Give every line of the data again, unchanged, but with no pictures.
## Begin Dataset content
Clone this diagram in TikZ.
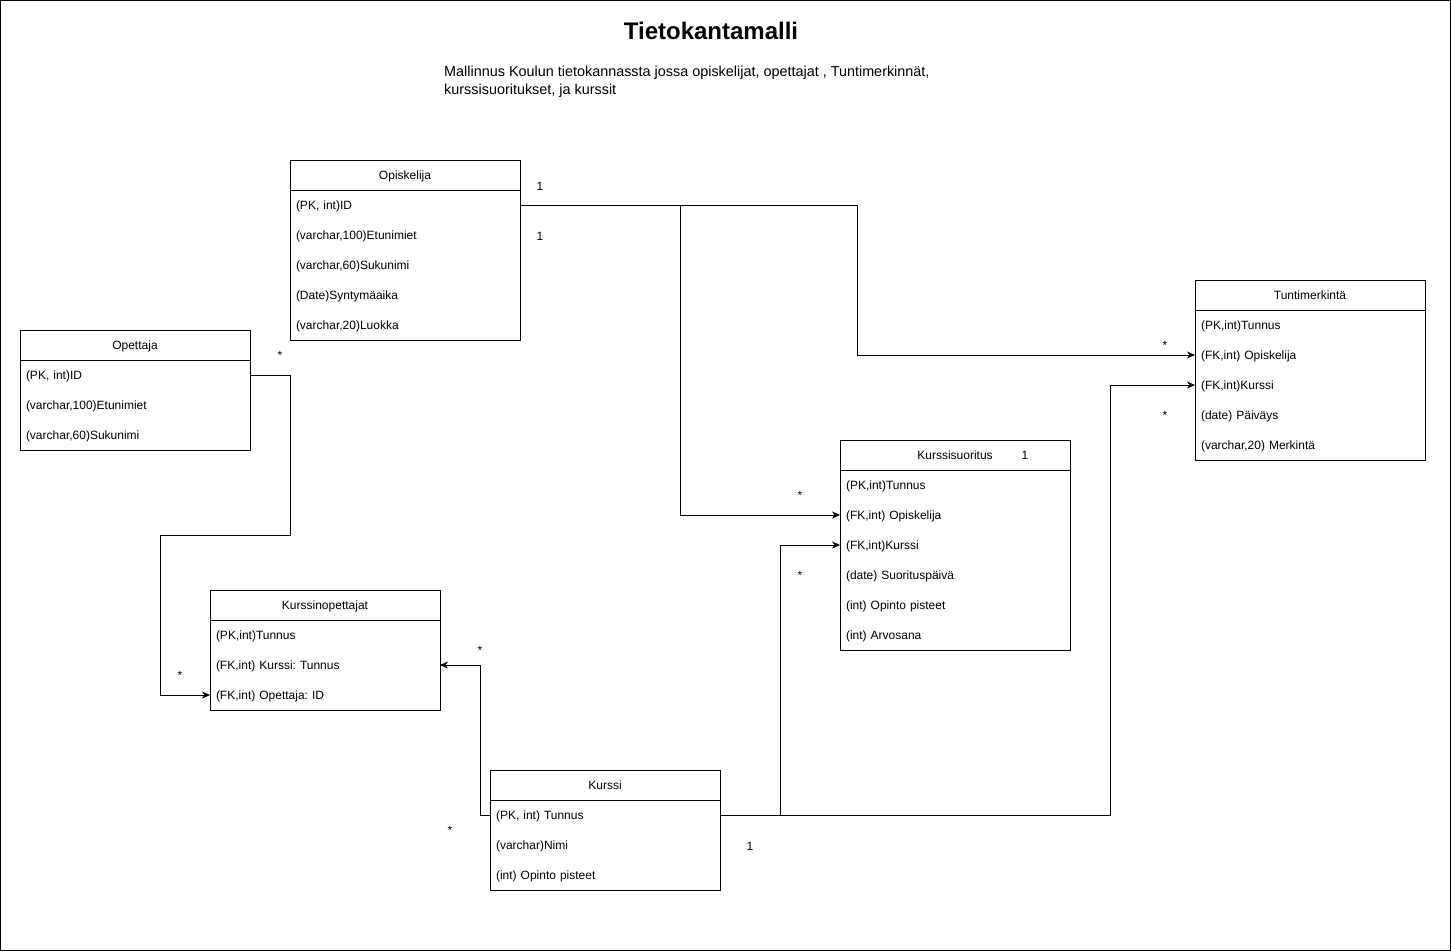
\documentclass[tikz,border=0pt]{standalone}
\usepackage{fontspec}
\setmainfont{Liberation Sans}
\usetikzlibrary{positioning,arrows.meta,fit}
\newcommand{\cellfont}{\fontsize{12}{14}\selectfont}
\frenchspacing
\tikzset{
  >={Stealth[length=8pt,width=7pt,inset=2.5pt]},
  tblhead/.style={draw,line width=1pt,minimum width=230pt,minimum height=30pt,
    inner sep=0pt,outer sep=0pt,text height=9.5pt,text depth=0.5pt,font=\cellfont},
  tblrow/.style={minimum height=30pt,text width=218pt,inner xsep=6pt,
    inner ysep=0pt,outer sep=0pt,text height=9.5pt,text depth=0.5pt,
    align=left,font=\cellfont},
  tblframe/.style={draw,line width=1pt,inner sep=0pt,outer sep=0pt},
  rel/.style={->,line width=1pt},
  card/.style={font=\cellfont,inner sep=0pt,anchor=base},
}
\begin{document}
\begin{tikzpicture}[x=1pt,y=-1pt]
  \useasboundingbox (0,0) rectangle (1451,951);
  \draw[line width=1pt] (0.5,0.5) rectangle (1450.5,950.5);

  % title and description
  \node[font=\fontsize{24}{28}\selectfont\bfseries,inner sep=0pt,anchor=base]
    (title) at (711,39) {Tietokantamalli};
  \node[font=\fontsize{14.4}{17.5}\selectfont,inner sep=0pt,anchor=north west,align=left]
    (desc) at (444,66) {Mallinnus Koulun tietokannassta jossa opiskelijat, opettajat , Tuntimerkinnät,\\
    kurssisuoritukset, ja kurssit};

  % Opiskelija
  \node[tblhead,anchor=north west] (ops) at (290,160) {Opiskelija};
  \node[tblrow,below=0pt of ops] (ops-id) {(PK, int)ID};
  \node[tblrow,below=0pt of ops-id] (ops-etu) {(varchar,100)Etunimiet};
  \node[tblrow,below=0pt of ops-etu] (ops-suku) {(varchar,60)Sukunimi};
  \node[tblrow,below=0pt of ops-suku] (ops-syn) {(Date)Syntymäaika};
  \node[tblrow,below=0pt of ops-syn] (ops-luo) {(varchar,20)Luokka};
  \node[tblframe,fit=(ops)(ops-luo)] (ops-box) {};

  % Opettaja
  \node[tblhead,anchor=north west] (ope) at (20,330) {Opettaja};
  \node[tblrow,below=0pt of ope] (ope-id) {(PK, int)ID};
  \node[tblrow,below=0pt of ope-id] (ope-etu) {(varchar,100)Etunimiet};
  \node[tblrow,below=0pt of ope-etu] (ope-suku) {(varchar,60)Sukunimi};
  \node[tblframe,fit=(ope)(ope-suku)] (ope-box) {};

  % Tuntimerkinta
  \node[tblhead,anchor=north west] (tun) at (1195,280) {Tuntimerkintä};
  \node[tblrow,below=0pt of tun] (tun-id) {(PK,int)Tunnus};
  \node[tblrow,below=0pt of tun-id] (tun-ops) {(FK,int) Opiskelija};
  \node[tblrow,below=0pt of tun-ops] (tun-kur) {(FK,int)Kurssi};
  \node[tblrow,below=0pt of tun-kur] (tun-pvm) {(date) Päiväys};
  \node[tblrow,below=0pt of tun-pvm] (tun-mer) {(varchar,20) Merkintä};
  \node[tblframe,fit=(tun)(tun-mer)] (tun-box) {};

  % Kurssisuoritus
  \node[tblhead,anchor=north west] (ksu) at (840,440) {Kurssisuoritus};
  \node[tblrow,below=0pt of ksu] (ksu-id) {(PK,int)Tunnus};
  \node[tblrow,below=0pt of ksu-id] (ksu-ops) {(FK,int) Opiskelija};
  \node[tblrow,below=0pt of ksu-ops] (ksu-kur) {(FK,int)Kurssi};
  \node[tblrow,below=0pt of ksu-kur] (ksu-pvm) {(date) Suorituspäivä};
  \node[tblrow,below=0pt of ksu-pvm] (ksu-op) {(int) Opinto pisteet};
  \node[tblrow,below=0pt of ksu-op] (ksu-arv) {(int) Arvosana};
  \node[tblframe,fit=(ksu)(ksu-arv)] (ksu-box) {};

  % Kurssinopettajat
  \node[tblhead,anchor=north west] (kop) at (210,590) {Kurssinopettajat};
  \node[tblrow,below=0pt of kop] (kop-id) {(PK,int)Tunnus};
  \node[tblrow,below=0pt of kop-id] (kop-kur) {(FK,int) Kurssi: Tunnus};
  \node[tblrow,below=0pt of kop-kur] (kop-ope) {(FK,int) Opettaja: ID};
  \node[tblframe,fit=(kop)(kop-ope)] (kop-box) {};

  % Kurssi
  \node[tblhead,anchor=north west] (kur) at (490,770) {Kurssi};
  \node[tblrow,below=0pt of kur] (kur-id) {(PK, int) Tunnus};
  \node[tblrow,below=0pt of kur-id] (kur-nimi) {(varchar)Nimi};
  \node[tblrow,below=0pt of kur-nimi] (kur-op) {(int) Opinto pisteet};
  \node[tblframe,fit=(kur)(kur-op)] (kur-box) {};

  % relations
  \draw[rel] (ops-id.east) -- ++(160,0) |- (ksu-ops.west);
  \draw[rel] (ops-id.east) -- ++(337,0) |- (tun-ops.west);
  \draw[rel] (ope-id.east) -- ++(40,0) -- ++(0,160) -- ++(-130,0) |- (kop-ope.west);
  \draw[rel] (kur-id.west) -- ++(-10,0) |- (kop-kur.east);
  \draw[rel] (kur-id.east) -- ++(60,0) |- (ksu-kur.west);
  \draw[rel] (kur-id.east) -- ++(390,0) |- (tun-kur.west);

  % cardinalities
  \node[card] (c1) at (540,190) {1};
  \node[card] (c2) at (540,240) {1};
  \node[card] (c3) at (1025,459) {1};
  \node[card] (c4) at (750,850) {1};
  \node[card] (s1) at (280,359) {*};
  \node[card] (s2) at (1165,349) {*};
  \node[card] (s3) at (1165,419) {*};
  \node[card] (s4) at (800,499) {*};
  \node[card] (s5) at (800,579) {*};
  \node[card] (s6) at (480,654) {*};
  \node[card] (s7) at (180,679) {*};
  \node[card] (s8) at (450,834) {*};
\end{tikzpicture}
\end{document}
## End Dataset content
=== Exercise output ===
Clone this diagram in TikZ.
\documentclass[tikz,border=0pt]{standalone}
\usepackage{fontspec}
\setmainfont{Liberation Sans}
\usetikzlibrary{positioning,arrows.meta,fit}
\newcommand{\cellfont}{\fontsize{12}{14}\selectfont}
\frenchspacing
\tikzset{
  >={Stealth[length=8pt,width=7pt,inset=2.5pt]},
  tblhead/.style={draw,line width=1pt,minimum width=230pt,minimum height=30pt,
    inner sep=0pt,outer sep=0pt,text height=9.5pt,text depth=0.5pt,font=\cellfont},
  tblrow/.style={minimum height=30pt,text width=218pt,inner xsep=6pt,
    inner ysep=0pt,outer sep=0pt,text height=9.5pt,text depth=0.5pt,
    align=left,font=\cellfont},
  tblframe/.style={draw,line width=1pt,inner sep=0pt,outer sep=0pt},
  rel/.style={->,line width=1pt},
  card/.style={font=\cellfont,inner sep=0pt,anchor=base},
}
\begin{document}
\begin{tikzpicture}[x=1pt,y=-1pt]
  \useasboundingbox (0,0) rectangle (1451,951);
  \draw[line width=1pt] (0.5,0.5) rectangle (1450.5,950.5);

  % title and description
  \node[font=\fontsize{24}{28}\selectfont\bfseries,inner sep=0pt,anchor=base]
    (title) at (711,39) {Tietokantamalli};
  \node[font=\fontsize{14.4}{17.5}\selectfont,inner sep=0pt,anchor=north west,align=left]
    (desc) at (444,66) {Mallinnus Koulun tietokannassta jossa opiskelijat, opettajat , Tuntimerkinnät,\\
    kurssisuoritukset, ja kurssit};

  % Opiskelija
  \node[tblhead,anchor=north west] (ops) at (290,160) {Opiskelija};
  \node[tblrow,below=0pt of ops] (ops-id) {(PK, int)ID};
  \node[tblrow,below=0pt of ops-id] (ops-etu) {(varchar,100)Etunimiet};
  \node[tblrow,below=0pt of ops-etu] (ops-suku) {(varchar,60)Sukunimi};
  \node[tblrow,below=0pt of ops-suku] (ops-syn) {(Date)Syntymäaika};
  \node[tblrow,below=0pt of ops-syn] (ops-luo) {(varchar,20)Luokka};
  \node[tblframe,fit=(ops)(ops-luo)] (ops-box) {};

  % Opettaja
  \node[tblhead,anchor=north west] (ope) at (20,330) {Opettaja};
  \node[tblrow,below=0pt of ope] (ope-id) {(PK, int)ID};
  \node[tblrow,below=0pt of ope-id] (ope-etu) {(varchar,100)Etunimiet};
  \node[tblrow,below=0pt of ope-etu] (ope-suku) {(varchar,60)Sukunimi};
  \node[tblframe,fit=(ope)(ope-suku)] (ope-box) {};

  % Tuntimerkinta
  \node[tblhead,anchor=north west] (tun) at (1195,280) {Tuntimerkintä};
  \node[tblrow,below=0pt of tun] (tun-id) {(PK,int)Tunnus};
  \node[tblrow,below=0pt of tun-id] (tun-ops) {(FK,int) Opiskelija};
  \node[tblrow,below=0pt of tun-ops] (tun-kur) {(FK,int)Kurssi};
  \node[tblrow,below=0pt of tun-kur] (tun-pvm) {(date) Päiväys};
  \node[tblrow,below=0pt of tun-pvm] (tun-mer) {(varchar,20) Merkintä};
  \node[tblframe,fit=(tun)(tun-mer)] (tun-box) {};

  % Kurssisuoritus
  \node[tblhead,anchor=north west] (ksu) at (840,440) {Kurssisuoritus};
  \node[tblrow,below=0pt of ksu] (ksu-id) {(PK,int)Tunnus};
  \node[tblrow,below=0pt of ksu-id] (ksu-ops) {(FK,int) Opiskelija};
  \node[tblrow,below=0pt of ksu-ops] (ksu-kur) {(FK,int)Kurssi};
  \node[tblrow,below=0pt of ksu-kur] (ksu-pvm) {(date) Suorituspäivä};
  \node[tblrow,below=0pt of ksu-pvm] (ksu-op) {(int) Opinto pisteet};
  \node[tblrow,below=0pt of ksu-op] (ksu-arv) {(int) Arvosana};
  \node[tblframe,fit=(ksu)(ksu-arv)] (ksu-box) {};

  % Kurssinopettajat
  \node[tblhead,anchor=north west] (kop) at (210,590) {Kurssinopettajat};
  \node[tblrow,below=0pt of kop] (kop-id) {(PK,int)Tunnus};
  \node[tblrow,below=0pt of kop-id] (kop-kur) {(FK,int) Kurssi: Tunnus};
  \node[tblrow,below=0pt of kop-kur] (kop-ope) {(FK,int) Opettaja: ID};
  \node[tblframe,fit=(kop)(kop-ope)] (kop-box) {};

  % Kurssi
  \node[tblhead,anchor=north west] (kur) at (490,770) {Kurssi};
  \node[tblrow,below=0pt of kur] (kur-id) {(PK, int) Tunnus};
  \node[tblrow,below=0pt of kur-id] (kur-nimi) {(varchar)Nimi};
  \node[tblrow,below=0pt of kur-nimi] (kur-op) {(int) Opinto pisteet};
  \node[tblframe,fit=(kur)(kur-op)] (kur-box) {};

  % relations
  \draw[rel] (ops-id.east) -- ++(160,0) |- (ksu-ops.west);
  \draw[rel] (ops-id.east) -- ++(337,0) |- (tun-ops.west);
  \draw[rel] (ope-id.east) -- ++(40,0) -- ++(0,160) -- ++(-130,0) |- (kop-ope.west);
  \draw[rel] (kur-id.west) -- ++(-10,0) |- (kop-kur.east);
  \draw[rel] (kur-id.east) -- ++(60,0) |- (ksu-kur.west);
  \draw[rel] (kur-id.east) -- ++(390,0) |- (tun-kur.west);

  % cardinalities
  \node[card] (c1) at (540,190) {1};
  \node[card] (c2) at (540,240) {1};
  \node[card] (c3) at (1025,459) {1};
  \node[card] (c4) at (750,850) {1};
  \node[card] (s1) at (280,359) {*};
  \node[card] (s2) at (1165,349) {*};
  \node[card] (s3) at (1165,419) {*};
  \node[card] (s4) at (800,499) {*};
  \node[card] (s5) at (800,579) {*};
  \node[card] (s6) at (480,654) {*};
  \node[card] (s7) at (180,679) {*};
  \node[card] (s8) at (450,834) {*};
\end{tikzpicture}
\end{document}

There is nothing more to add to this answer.